The next day I am invited to spend the
morning observing and interacting with several classes of students, girls and
boys aged from thirteen to nineteen.
These students come from all over the world and have recently joined
this particular school community; the only one of its kind in Europe. Many are a long way from home. The first two classes explore the role of
peer counsellor through role play and reflection. It is an opportunity to develop the process
of listening and observation in respect of human behaviour; so responses to
non-verbal as well as verbal expressions are discussed. There is no authority in the classroom in the
sense of an expert and the students are free to question any aspect of what is
going on: the intelligence and sharpness of their observations is no surprise
to me, but may be of some news to those who consider teenagers only to be
capable of receiving knowledge rather than thinking for themselves.
During the human development classes I am
given the opportunity of asking the student questions about their experiences
of being listened to, which also includes reference to some participation in
their own learning. The vast majority of
these students are in their first term at the school and, therefore, their
memories are very recent. Their
background varies from home-schooling, through small ‘alternative’ schools,
‘regular’ schools, to one student who had come from a school in South America
that had three thousand students. In general they had experienced limited
communication with adults. For some it
would be purely about academics, others had relationships which led to broader
and more meaningful conversations, a significant few talk about having no
relationship beyond that common to most traditional hierarchical and
disciplinarian schools. Many say that they
had articulated their thoughts, but had not often been listened to in a way
that engendered some kind of response that acknowledged what they had been
saying. Some mention anger and
frustration as being a regular facet of their lives with adults.
However, although an examination of their
present situation is not an intention of my questioning, several talk of this: the usage of adult’s first names making a
significant difference; active involvement if the running of the school; the
culture of the school that does not depend on a hierarchy and an
acknowledgement that everyone is learning together. These young people are relaxed, open and articulate
- it is a delight to be with them.
Meanwhile, the UK Government is working
hard to ensure the vast majority of children do not have access to a culture of
learning in which they might participate fully.

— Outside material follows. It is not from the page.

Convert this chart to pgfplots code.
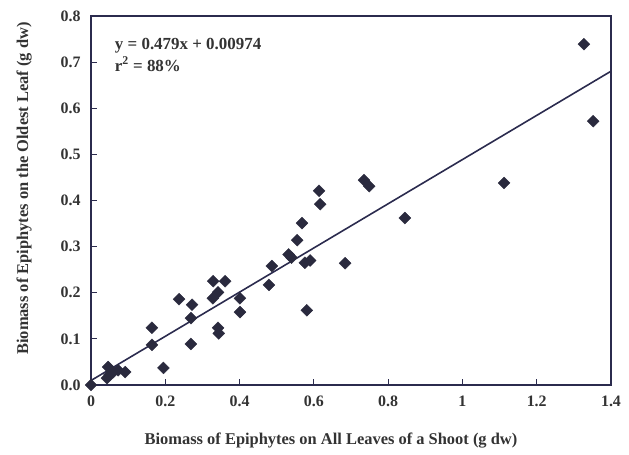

No opportunity is given for them to even question what is going on. Power is being used to promote a thoughtless,
inhumane and ultimately useless approach to education dreamed up from a
male-orientated, militaristic, narrowly academic ideology. Education has become a battleground dominated
by fear, distrust and frustration – hardly a creative environment in which both
teacher and students can thrive. We have
become so obsessed with what goes on in our heads and what our hands can
produce we have forgotten our hearts: for when the heart does not beat the
brain can no longer function and the hand is still.

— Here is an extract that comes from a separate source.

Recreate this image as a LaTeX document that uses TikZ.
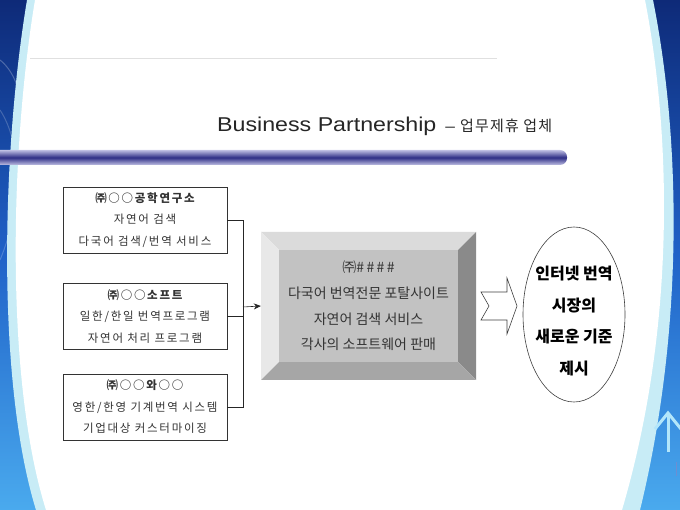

In this quotation it is important to
understand ‘he’ is also ‘she’.
‘The
true teacher is not he who has built up an impressive educational organization,
nor he who is an instrument of the politicians, nor he who is bound to an
ideal, a belief or a country. The true
teacher is inwardly rich and therefore asks nothing for himself; he is not
ambitious and seeks no power in any form; he does not use teaching as a means
of acquiring position or authority, and therefore he is free from the
compulsion of authority and control of governments. Such teachers have primary place in an
enlightened civilization, for true culture is founded, not on the engineers and
technicians, but on the educators.’ J Krishnamurti Education and
the Significance of Life (1953)
This is why I went into teaching, why I had
to leave teaching and why I will return.